Moderator: Jon Mark Nail



Dr. Laura Nash, Fairfield University and Prof. Andrew Virdin, Mountain Valley (CO) School District: It’s More than the Music: The Influence of the Blues on Early Hip-Hop
Popular music of the 20th century includes the blues and its many descendants: jazz, gospel, R&B, soul, funk, rock & roll. The influence of the blues on developing genres does not stop in the 1970s. Hip-hop started in the mid-1970s and has been a dominant genre for the last quarter of the 20th century. Some say it is the first genre not influenced by the blues; we will demonstrate how the blues was foundational to the establishment of hip-hop.

Dr. Mitsutoshi Inaba, Austin Peay State University: The Blues as the Roots of Rap Music
The presentation explores the blues as the roots of rap hip-hop music. While rap music is a unique African American art form in the 1970s, some core musical, lyrical, and philosophical elements that constitute rap music, such as rapped verses, looping, and sampling are already observed in the blues and other traditional African American musical performances, as heard in many recordings by John Lee Hooker among others. 

Moderator: Dr. Temika Simmons


12:00-12:55 | Food Trucks at GRAMMY

Enjoy regional cuisine presented by Delta chefs


1:00–1:50 pm

THE LEGACY OF JOHN LEE HOOKER  |  Sanders Soundstage

Dr. Tom Zlabinger, York College / CUNY: Protodelic Sounds: The Foundational Blues Repertoire of Psychedelic Music
Many of the bands and musicians associated with the psychedelic sixties based much of their music on the blues. Many covered the repertoire of major blues musicians. This collection of songs can then be seen as a foundation for psychedelic music. By listening to the sounds and lyrics borrowed from the blues tradition, the contributions by African-American musicians to a global phenomenon can be illuminated and the birth of psychedelic music can be better understood.

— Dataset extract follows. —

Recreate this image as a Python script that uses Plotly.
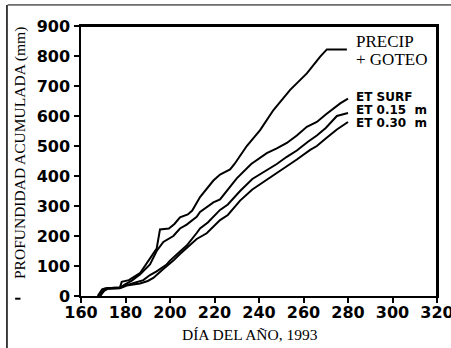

Dr. David Whillock, Texas Christian University: The Song Remains the Same: Authenticity in the Style and Music of John Lee Hooker
There has been much debate over the issue of authenticity and the Blues as a genre and cultural artifact of society. This paper explores the assumption of “imagined strictures” that define the authenticity of music. John Lee Hooker migrated out of Mississippi like many other Country Blues artists. Unlike many of this contemporaries, Hooker’s style remained consistent throughout his career. Using representative songs the paper will discuss style and how his “boogie” never wavered.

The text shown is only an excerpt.